- Kategori
- Deneme
Kağıda değil, okuyanın yüreğine yaz...
Yanlız kalbine yazabildiklerinin aklında kalırsın.
Kağıda değil, okuyanın yüreğine yaz. Çünkü o da insan... Onun da yüreği, onun da duyguları var; tıpkı senin gibi...
Yazdıkların, kuru bir kağıda, yavan bir karalama olmasın. Yazdıkların, tam da yüreğinden kopup gelen duyguların olsun canım.
Kızdınsa: " Kızdım sana...", sevdinse: " Sevdim seni bebeğim! " diyebilmelisin bence.
Bırak!... Okuyanın seni dilediği gibi, işine geldiği gibi anlasın. Çünkü sen, bir öğretmen değil, sadece duygularını anlatansın.
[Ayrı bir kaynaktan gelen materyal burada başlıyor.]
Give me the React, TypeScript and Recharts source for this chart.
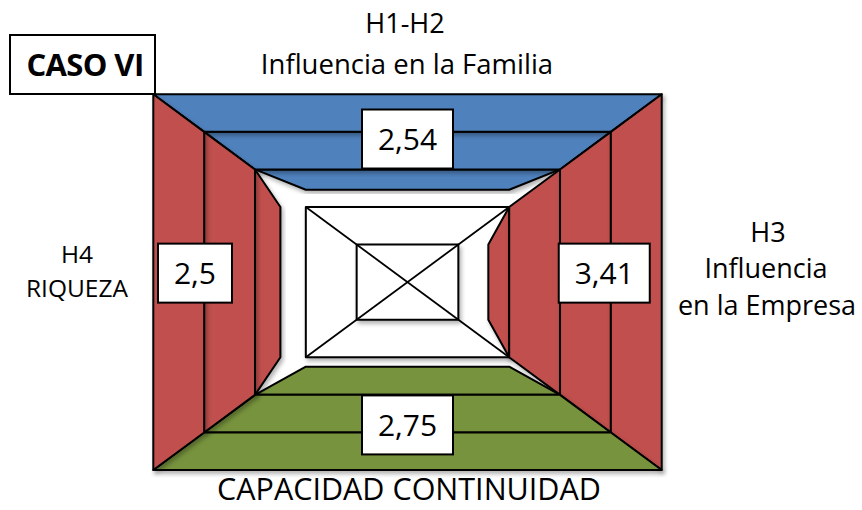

Hepimizin bir şekilde, kendini anlatmaya ihtiyacı var. Kendini anlatabilmenin de, binbir yolu, her yiğidin de, ayrı bir yoğurt yiyişi var.
Bana gelince... Benim bildiğim, bir tek kendimi anlatma biçimim var: Yazmak, yazmak, yazmak...
İlle de: "Önce yazıp, çizip, karalayıp; sonra da tekrar yazarım ben yazımı..." diyorsan eğer, sen bilirsin. Senin dediğin gibi olsun.
Ama yine de, bana da soracak olursan eğer; sen kendini, bildiğin gibi, içinden geldiği gibi anlat...
Yazmak, bir biçimde okuyanla iletişime geçmektir. Sendeki duyguyu, okuyana geçirebilmektir.
Yazdıklarını boş bir kağıt yerine, okuyanın yüreğine yaz ki... Okuyan da, senin derdini, yüreğini anlasın.